Ano de guerra em Gaza trouxe “crise humanitária, diplomática e moral”
"Há algo fundamentalmente errado na forma como esta guerra está a ser conduzida", disse Guterres, para quem proibir a atividade da UNRWA "seria uma catástrofe que se somaria ao que já é um desastre".
A guerra em Gaza significou para o mundo “um ano de crises”, a nível humanitário, político, diplomático e moral, lamentou esta terça-feira o secretário-geral da ONU, António Guterres, prevendo a entrada do conflito numa fase “atroz e abominável”.
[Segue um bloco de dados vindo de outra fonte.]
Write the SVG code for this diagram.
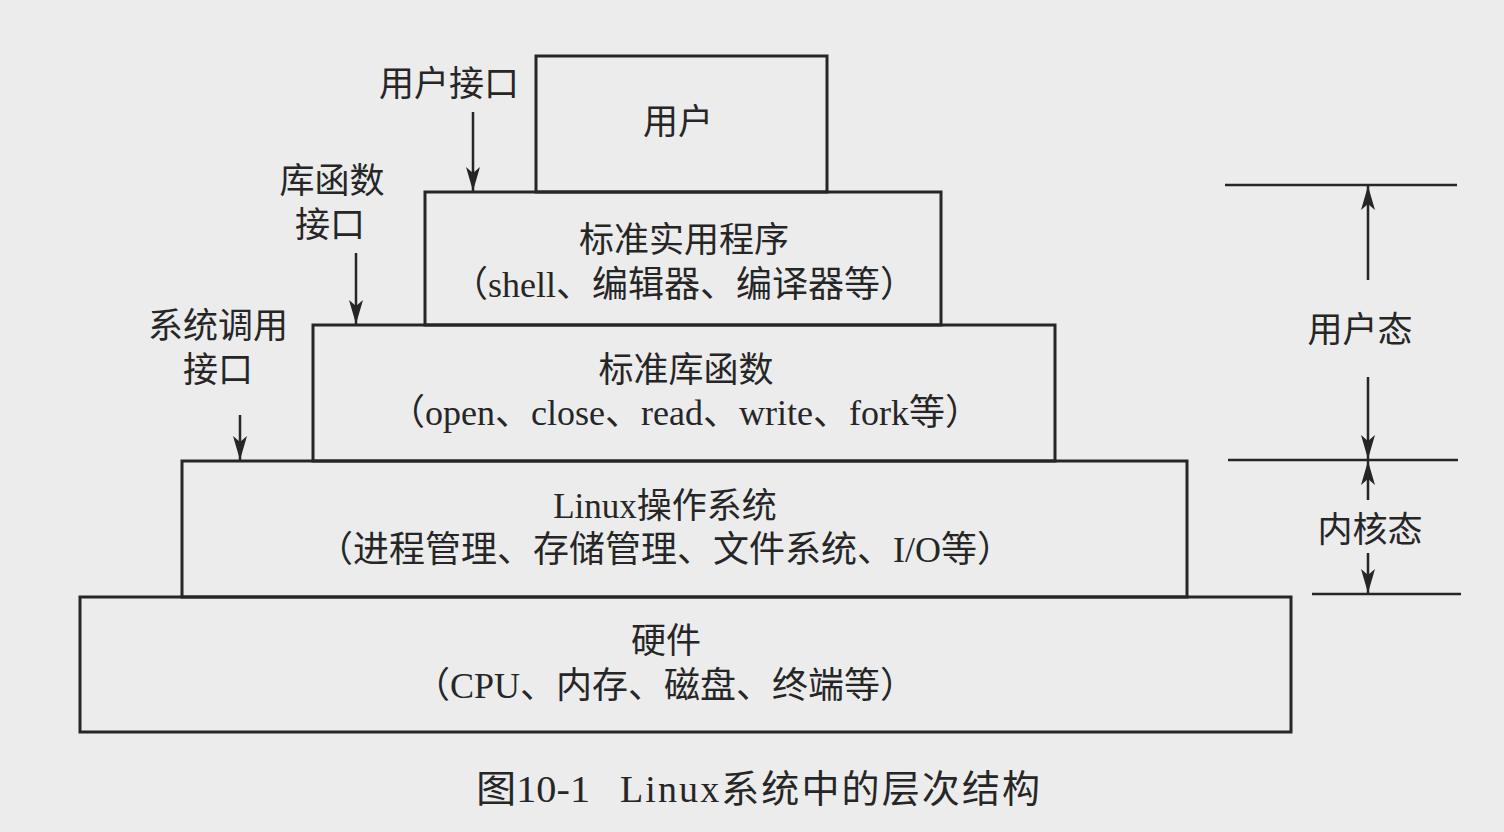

Gaza “tornou-se o marco zero para um nível de sofrimento humano difícil de conceber”, afirmou o secretário-geral à imprensa, em Nova Iorque, antes de se focar nos deslocamentos massivos – como o caso de uma família forçada a mudar-se seis vezes –, as mortes de mulheres e crianças, de jornalistas, assim como nos ataques a hospitais e escolas. “Há algo fundamentalmente errado na forma como esta guerra está a ser conduzida”, avaliou Guterres.
O ex-primeiro-ministro português dedicou especial atenção à Agência da ONU para os Refugiados Palestinianos (UNRWA), que está prestes a ser declarada ilegal pelo parlamento israelita, após ter sido superado o primeiro procedimento parlamentar. O líder das Nações Unidas disse ter escrito pessoalmente uma carta ao primeiro-ministro israelita, Benjamin Netanyahu – que não responde às suas tentativas de contacto há um ano – para expressar a sua séria preocupação com o futuro da UNRWA, “a espinha dorsal da resposta humanitária em Gaza”.
Guterres alertou Israel que proibir a UNRWA “iria diametralmente opor-se à Carta das Nações Unidas e violaria as obrigações de Israel ao abrigo do direito internacional”, porque “as leis nacionais não podem alterar essas obrigações”. Na carta, o secretário-geral afirma que proibir as atividades da UNRWA “seria uma catástrofe que se somaria ao que já é um desastre absoluto”, o que também complicaria a situação política, uma vez que a conduziria a uma maior instabilidade e insegurança.
Além disso, António Guterres alertou contra a extensão do conflito ao Líbano e a outras regiões vizinhas, e equiparou a situação no Médio Oriente a “um barril de pólvora com muitas partes a segurar o fósforo”. O líder da ONU frisou que ainda há tempo para parar a escalada no Líbano, apesar dos bombardeamentos em áreas civis, do deslocamento de milhares de pessoas e das incursões terrestres de Israel em resposta aos ataques aéreos do Hezbollah.
Guterres quis também prestar homenagem aos “homens e mulheres da UNIFIL (missão da ONU no sul do Líbano) que servem naquele que é hoje o ambiente mais complicado para capacetes azuis em qualquer lugar do mundo”. “Todas as partes devem garantir a sua segurança” a esses quase 10.000 agentes, afirmou.
Israel pediu à UNIFIL que evacuasse parte das suas posições na área perto da fronteira, mas a missão recusou-se a cumprir essas ordens, acrescentando um novo fator de tensão entre Israel e a ONU. Além disso, Guterres apelou a um maior compromisso internacional com o Líbano no capítulo financeiro, uma vez que dos 426 milhões de dólares (467,4 milhões de euros) necessários para responder ao apelo humanitário, apenas 12% foram arrecadados.
Finalmente, o chefe da ONU reiterou mais uma vez o seu apelo ao cessar-fogo tanto em Gaza como no Líbano, assim como à libertação incondicional dos reféns detidos pelo Hamas e à entrada imediata de assistência humanitária aos habitantes de Gaza, que foi dificultada por numerosos obstáculos impostos por Israel.